Keep only the lines where "with" appears.

* Records for this exercise *
* Start *

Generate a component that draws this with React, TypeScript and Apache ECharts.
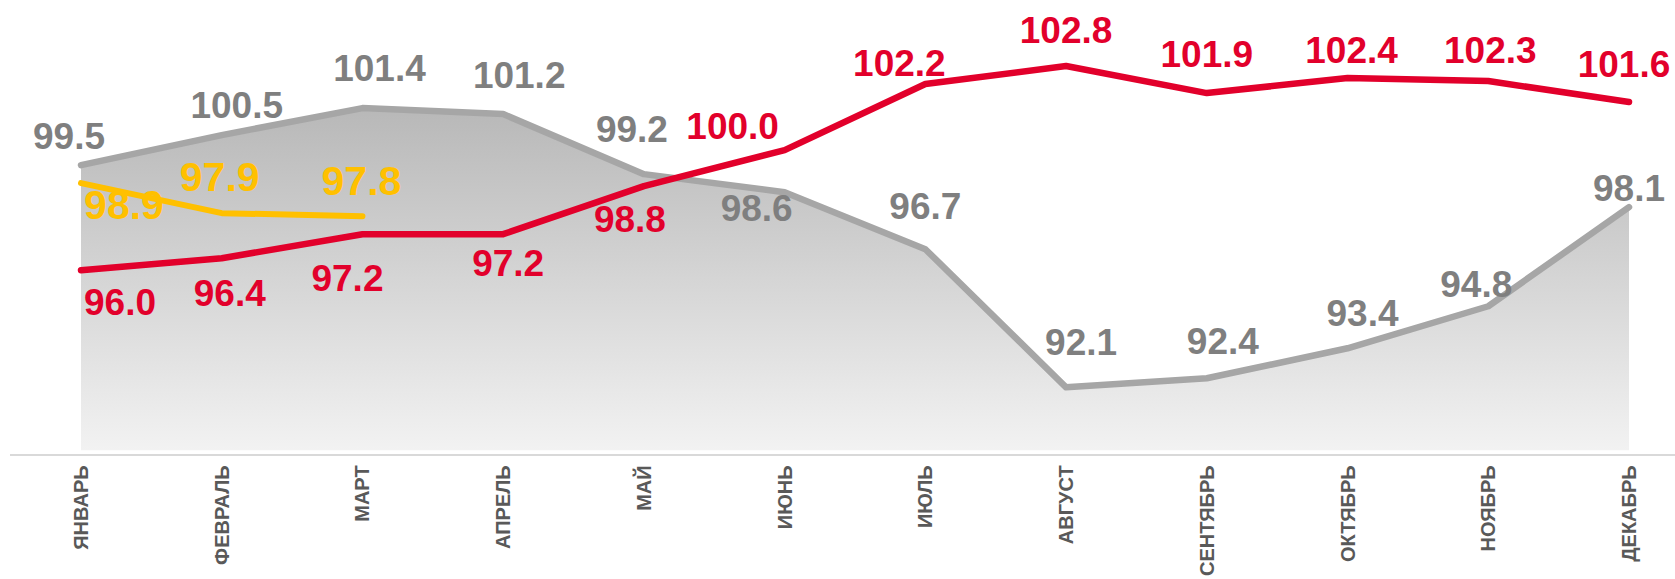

* End *
* Start *

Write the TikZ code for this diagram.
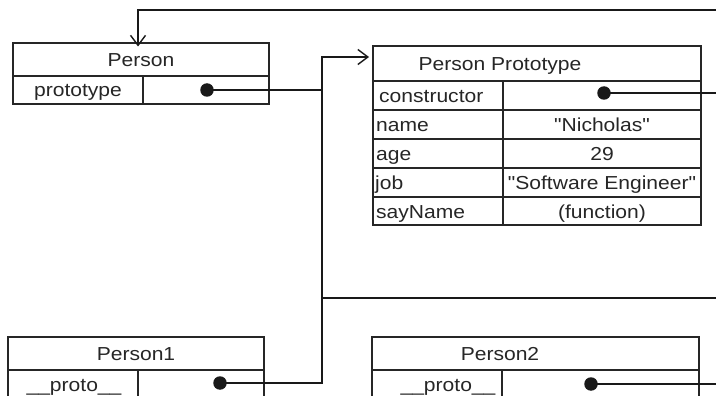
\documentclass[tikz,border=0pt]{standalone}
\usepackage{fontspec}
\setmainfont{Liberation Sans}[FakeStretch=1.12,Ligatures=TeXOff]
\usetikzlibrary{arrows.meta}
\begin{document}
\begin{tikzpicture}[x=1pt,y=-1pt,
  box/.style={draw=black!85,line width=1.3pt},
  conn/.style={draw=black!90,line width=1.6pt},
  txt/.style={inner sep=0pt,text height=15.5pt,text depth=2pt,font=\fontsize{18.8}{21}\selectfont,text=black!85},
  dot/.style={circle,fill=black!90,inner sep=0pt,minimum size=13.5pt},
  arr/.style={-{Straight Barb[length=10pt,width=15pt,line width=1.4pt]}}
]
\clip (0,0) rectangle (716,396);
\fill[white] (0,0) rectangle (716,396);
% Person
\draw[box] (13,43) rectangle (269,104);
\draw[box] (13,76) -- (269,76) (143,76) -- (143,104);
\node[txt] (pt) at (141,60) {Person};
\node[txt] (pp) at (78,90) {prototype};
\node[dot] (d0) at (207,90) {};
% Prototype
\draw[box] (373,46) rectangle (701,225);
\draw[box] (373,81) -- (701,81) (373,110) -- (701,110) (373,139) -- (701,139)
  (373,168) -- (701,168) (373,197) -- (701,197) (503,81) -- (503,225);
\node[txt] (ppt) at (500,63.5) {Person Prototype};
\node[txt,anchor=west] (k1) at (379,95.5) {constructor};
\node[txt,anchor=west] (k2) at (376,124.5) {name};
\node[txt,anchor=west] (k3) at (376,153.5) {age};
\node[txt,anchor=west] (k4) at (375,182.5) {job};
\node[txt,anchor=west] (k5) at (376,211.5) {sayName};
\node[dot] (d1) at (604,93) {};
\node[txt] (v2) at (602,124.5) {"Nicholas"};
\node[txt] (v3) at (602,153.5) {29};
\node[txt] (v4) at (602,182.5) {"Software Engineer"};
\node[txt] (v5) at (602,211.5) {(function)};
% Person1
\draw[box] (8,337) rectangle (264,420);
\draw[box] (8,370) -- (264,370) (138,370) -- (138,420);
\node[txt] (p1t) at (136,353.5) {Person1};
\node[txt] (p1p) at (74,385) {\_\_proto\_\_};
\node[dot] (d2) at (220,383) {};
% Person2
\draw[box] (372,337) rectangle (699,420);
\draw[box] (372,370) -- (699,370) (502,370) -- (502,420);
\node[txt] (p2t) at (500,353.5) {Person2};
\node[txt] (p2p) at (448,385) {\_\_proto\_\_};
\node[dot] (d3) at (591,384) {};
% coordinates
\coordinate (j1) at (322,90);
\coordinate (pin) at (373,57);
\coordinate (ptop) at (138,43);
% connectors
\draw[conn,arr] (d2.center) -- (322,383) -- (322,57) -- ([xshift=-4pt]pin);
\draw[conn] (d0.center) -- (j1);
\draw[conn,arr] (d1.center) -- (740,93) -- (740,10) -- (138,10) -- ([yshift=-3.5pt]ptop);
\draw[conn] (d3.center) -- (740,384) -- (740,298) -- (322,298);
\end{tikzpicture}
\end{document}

* End *
* Start *

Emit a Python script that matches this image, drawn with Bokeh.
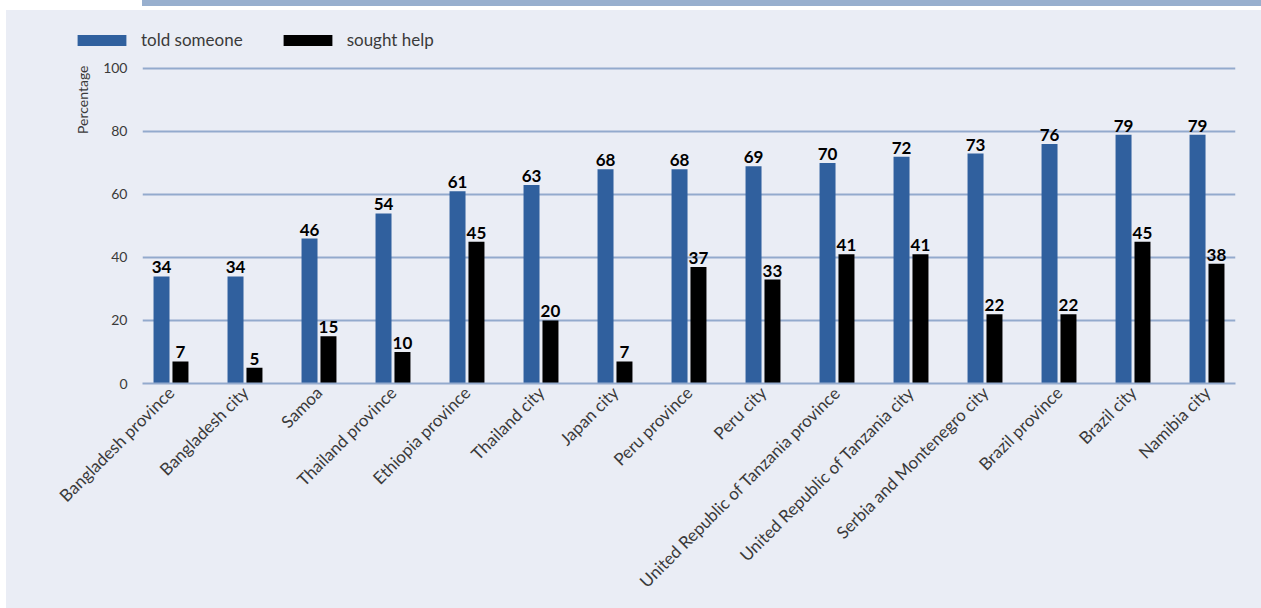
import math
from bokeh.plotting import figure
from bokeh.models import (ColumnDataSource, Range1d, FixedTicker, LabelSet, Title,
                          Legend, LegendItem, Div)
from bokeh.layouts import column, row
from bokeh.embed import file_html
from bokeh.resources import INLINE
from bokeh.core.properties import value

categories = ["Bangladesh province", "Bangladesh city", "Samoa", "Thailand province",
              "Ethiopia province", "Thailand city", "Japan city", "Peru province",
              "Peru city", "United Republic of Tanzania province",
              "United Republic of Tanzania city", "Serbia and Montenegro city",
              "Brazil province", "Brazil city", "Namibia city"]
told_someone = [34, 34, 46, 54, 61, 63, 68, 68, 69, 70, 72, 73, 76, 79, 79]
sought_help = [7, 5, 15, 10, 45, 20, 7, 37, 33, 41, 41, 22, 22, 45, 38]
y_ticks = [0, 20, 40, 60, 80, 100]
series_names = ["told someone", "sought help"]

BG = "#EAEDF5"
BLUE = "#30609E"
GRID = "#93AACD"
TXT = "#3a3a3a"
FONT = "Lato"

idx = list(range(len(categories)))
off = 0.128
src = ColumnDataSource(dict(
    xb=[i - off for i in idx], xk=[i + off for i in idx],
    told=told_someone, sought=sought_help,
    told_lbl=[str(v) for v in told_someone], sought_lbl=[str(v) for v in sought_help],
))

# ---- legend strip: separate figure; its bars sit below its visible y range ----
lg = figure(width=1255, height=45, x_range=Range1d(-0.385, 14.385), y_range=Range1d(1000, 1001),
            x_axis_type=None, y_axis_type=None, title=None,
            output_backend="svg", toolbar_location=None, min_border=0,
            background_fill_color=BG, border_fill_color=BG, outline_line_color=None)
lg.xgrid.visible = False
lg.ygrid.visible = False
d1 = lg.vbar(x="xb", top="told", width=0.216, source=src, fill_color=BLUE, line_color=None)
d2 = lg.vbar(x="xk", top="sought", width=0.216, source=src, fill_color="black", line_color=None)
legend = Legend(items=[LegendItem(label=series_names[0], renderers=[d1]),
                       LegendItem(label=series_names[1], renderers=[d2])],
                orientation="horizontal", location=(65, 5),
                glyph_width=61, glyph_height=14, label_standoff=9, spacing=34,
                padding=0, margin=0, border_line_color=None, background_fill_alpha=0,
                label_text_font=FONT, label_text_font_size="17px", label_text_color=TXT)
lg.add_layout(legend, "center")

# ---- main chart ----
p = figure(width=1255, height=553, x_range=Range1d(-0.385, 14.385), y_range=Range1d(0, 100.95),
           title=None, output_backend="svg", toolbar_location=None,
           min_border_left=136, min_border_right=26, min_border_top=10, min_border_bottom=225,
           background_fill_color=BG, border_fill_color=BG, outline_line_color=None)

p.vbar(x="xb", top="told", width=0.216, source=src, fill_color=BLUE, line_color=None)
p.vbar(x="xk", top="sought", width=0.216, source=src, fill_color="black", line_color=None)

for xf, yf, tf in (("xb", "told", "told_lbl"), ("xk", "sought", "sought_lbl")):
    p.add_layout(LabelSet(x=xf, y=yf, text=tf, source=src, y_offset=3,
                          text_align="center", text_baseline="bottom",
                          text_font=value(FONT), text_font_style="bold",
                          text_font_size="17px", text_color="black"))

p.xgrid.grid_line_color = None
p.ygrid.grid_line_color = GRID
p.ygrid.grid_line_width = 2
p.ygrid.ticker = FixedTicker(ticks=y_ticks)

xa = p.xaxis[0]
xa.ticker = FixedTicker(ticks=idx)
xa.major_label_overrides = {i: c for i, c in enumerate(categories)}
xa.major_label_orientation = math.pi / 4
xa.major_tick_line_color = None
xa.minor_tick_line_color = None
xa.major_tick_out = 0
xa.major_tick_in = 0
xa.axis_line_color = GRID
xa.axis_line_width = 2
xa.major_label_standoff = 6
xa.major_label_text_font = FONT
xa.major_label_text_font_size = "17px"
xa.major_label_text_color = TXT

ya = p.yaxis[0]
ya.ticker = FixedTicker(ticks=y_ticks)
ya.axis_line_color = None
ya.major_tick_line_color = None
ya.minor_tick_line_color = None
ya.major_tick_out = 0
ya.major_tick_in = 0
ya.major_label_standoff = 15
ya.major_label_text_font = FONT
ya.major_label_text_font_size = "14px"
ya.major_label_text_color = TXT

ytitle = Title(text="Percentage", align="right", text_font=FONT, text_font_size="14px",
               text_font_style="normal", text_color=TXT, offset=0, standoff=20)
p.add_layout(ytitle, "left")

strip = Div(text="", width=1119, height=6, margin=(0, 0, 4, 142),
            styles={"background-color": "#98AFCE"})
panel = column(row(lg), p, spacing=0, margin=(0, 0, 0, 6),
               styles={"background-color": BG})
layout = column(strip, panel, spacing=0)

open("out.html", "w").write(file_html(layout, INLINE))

* End *

* Finished exercise *
Generate a component that draws this with React, TypeScript and Apache ECharts.
Emit a Python script that matches this image, drawn with Bokeh.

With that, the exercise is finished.